Drop the pictures, then extract the listing word for word.

::: Data block :::

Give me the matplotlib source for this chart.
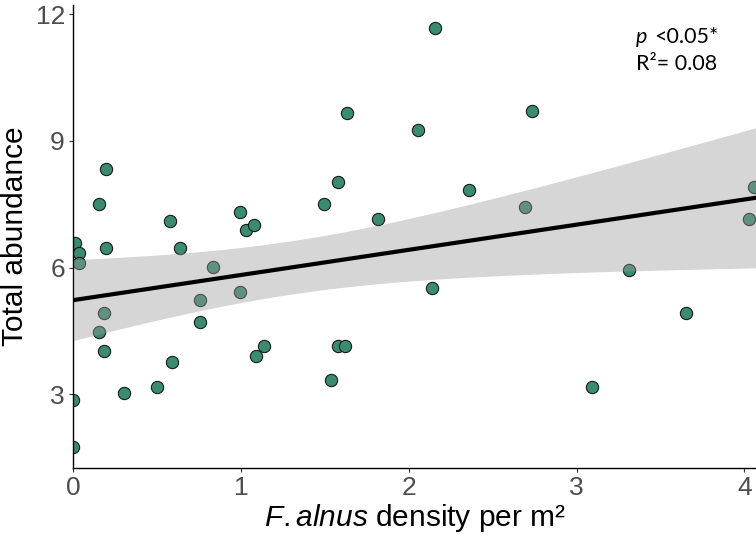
import numpy as np
import matplotlib
matplotlib.use("Agg")
import matplotlib.pyplot as plt

plt.rcParams["mathtext.fontset"] = "custom"
plt.rcParams["mathtext.rm"] = "Liberation Sans"
plt.rcParams["mathtext.it"] = "Liberation Sans:italic"

# Data
density = [0.0, 0.0, 0.01, 0.034, 0.034, 0.155, 0.195, 0.195, 0.18, 0.155,
           0.18, 0.30, 0.50, 0.59, 0.756, 0.756, 0.83, 0.995, 0.577, 0.633,
           0.995, 1.03, 1.075, 1.09, 1.134, 1.576, 1.622, 1.536, 2.136, 2.155,
           1.632, 2.054, 1.576, 1.492, 1.815, 2.356, 2.737, 2.69, 4.06, 4.03,
           3.31, 3.652, 3.09]
abundance = [1.75, 2.86, 6.59, 6.35, 6.11, 7.51, 8.33, 6.47, 4.93, 4.48,
             4.03, 3.02, 3.18, 3.77, 4.72, 5.23, 6.02, 5.42, 7.11, 6.46,
             7.31, 6.88, 7.01, 3.91, 4.15, 4.15, 4.15, 3.34, 5.51, 11.68,
             9.66, 9.25, 8.02, 7.51, 7.15, 7.84, 9.71, 7.43, 7.90, 7.15,
             5.95, 4.92, 3.18]
x_ticks = [0, 1, 2, 3, 4]
y_ticks = [3, 6, 9, 12]

x = np.array(density)
y = np.array(abundance)

# Linear fit with 95% confidence band
n = len(x)
X = np.column_stack([np.ones(n), x])
beta, *_ = np.linalg.lstsq(X, y, rcond=None)
resid = y - X @ beta
s2 = resid @ resid / (n - 2)
XtX_inv = np.linalg.inv(X.T @ X)
t_crit = 2.02
xg = np.linspace(0, 4.07, 200)
Xg = np.column_stack([np.ones_like(xg), xg])
yg = Xg @ beta
se = np.sqrt(np.einsum("ij,jk,ik->i", Xg, XtX_inv, Xg) * s2)

fig = plt.figure(figsize=(7.56, 5.35), dpi=100)
ax = fig.add_axes([0.097, 0.125, 0.903, 0.866])

ax.scatter(x, y, s=78, color="#3B8B6E", edgecolor="#1a1a1a", linewidth=0.8, zorder=2)
ax.fill_between(xg, yg - t_crit * se, yg + t_crit * se, color="#999999", alpha=0.4,
                linewidth=0, zorder=3)
ax.plot(xg, yg, color="black", linewidth=3.0, zorder=4)

ax.set_xlim(0, 4.07)
ax.set_ylim(1.25, 12.22)
ax.set_xticks(x_ticks)
ax.set_yticks(y_ticks)

for side in ["top", "right"]:
    ax.spines[side].set_visible(False)
for side in ["left", "bottom"]:
    ax.spines[side].set_linewidth(1.0)
    ax.spines[side].set_color("black")

ax.tick_params(axis="both", length=3, width=0.8, color="#333333",
               labelcolor="#4d4d4d", labelsize=19, pad=3)
for lab in ax.get_xticklabels() + ax.get_yticklabels():
    lab.set_family("Liberation Sans")

ax.set_ylabel("Total abundance", fontsize=21.5, family="Liberation Sans", color="black", labelpad=5)
ax.set_xlabel("$\\it{F{.}alnus}$ density per m²", fontsize=21.5, family="Liberation Sans",
              color="black", labelpad=1)

fig.text(0.841, 0.919, "p", fontsize=15.5, family="Lato", style="italic",
         ha="left", va="baseline")
fig.text(0.865, 0.919, "<0.05*", fontsize=15.5, family="Lato", ha="left", va="baseline")
fig.text(0.841, 0.869, "R²= 0.08", fontsize=15.5, family="Lato", ha="left", va="baseline")

fig.savefig("out.png", dpi=100)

:::

## [Task response]
Give me the matplotlib source for this chart.
import numpy as np
import matplotlib
matplotlib.use("Agg")
import matplotlib.pyplot as plt

plt.rcParams["mathtext.fontset"] = "custom"
plt.rcParams["mathtext.rm"] = "Liberation Sans"
plt.rcParams["mathtext.it"] = "Liberation Sans:italic"

# Data
density = [0.0, 0.0, 0.01, 0.034, 0.034, 0.155, 0.195, 0.195, 0.18, 0.155,
           0.18, 0.30, 0.50, 0.59, 0.756, 0.756, 0.83, 0.995, 0.577, 0.633,
           0.995, 1.03, 1.075, 1.09, 1.134, 1.576, 1.622, 1.536, 2.136, 2.155,
           1.632, 2.054, 1.576, 1.492, 1.815, 2.356, 2.737, 2.69, 4.06, 4.03,
           3.31, 3.652, 3.09]
abundance = [1.75, 2.86, 6.59, 6.35, 6.11, 7.51, 8.33, 6.47, 4.93, 4.48,
             4.03, 3.02, 3.18, 3.77, 4.72, 5.23, 6.02, 5.42, 7.11, 6.46,
             7.31, 6.88, 7.01, 3.91, 4.15, 4.15, 4.15, 3.34, 5.51, 11.68,
             9.66, 9.25, 8.02, 7.51, 7.15, 7.84, 9.71, 7.43, 7.90, 7.15,
             5.95, 4.92, 3.18]
x_ticks = [0, 1, 2, 3, 4]
y_ticks = [3, 6, 9, 12]

x = np.array(density)
y = np.array(abundance)

# Linear fit with 95% confidence band
n = len(x)
X = np.column_stack([np.ones(n), x])
beta, *_ = np.linalg.lstsq(X, y, rcond=None)
resid = y - X @ beta
s2 = resid @ resid / (n - 2)
XtX_inv = np.linalg.inv(X.T @ X)
t_crit = 2.02
xg = np.linspace(0, 4.07, 200)
Xg = np.column_stack([np.ones_like(xg), xg])
yg = Xg @ beta
se = np.sqrt(np.einsum("ij,jk,ik->i", Xg, XtX_inv, Xg) * s2)

fig = plt.figure(figsize=(7.56, 5.35), dpi=100)
ax = fig.add_axes([0.097, 0.125, 0.903, 0.866])

ax.scatter(x, y, s=78, color="#3B8B6E", edgecolor="#1a1a1a", linewidth=0.8, zorder=2)
ax.fill_between(xg, yg - t_crit * se, yg + t_crit * se, color="#999999", alpha=0.4,
                linewidth=0, zorder=3)
ax.plot(xg, yg, color="black", linewidth=3.0, zorder=4)

ax.set_xlim(0, 4.07)
ax.set_ylim(1.25, 12.22)
ax.set_xticks(x_ticks)
ax.set_yticks(y_ticks)

for side in ["top", "right"]:
    ax.spines[side].set_visible(False)
for side in ["left", "bottom"]:
    ax.spines[side].set_linewidth(1.0)
    ax.spines[side].set_color("black")

ax.tick_params(axis="both", length=3, width=0.8, color="#333333",
               labelcolor="#4d4d4d", labelsize=19, pad=3)
for lab in ax.get_xticklabels() + ax.get_yticklabels():
    lab.set_family("Liberation Sans")

ax.set_ylabel("Total abundance", fontsize=21.5, family="Liberation Sans", color="black", labelpad=5)
ax.set_xlabel("$\\it{F{.}alnus}$ density per m²", fontsize=21.5, family="Liberation Sans",
              color="black", labelpad=1)

fig.text(0.841, 0.919, "p", fontsize=15.5, family="Lato", style="italic",
         ha="left", va="baseline")
fig.text(0.865, 0.919, "<0.05*", fontsize=15.5, family="Lato", ha="left", va="baseline")
fig.text(0.841, 0.869, "R²= 0.08", fontsize=15.5, family="Lato", ha="left", va="baseline")

fig.savefig("out.png", dpi=100)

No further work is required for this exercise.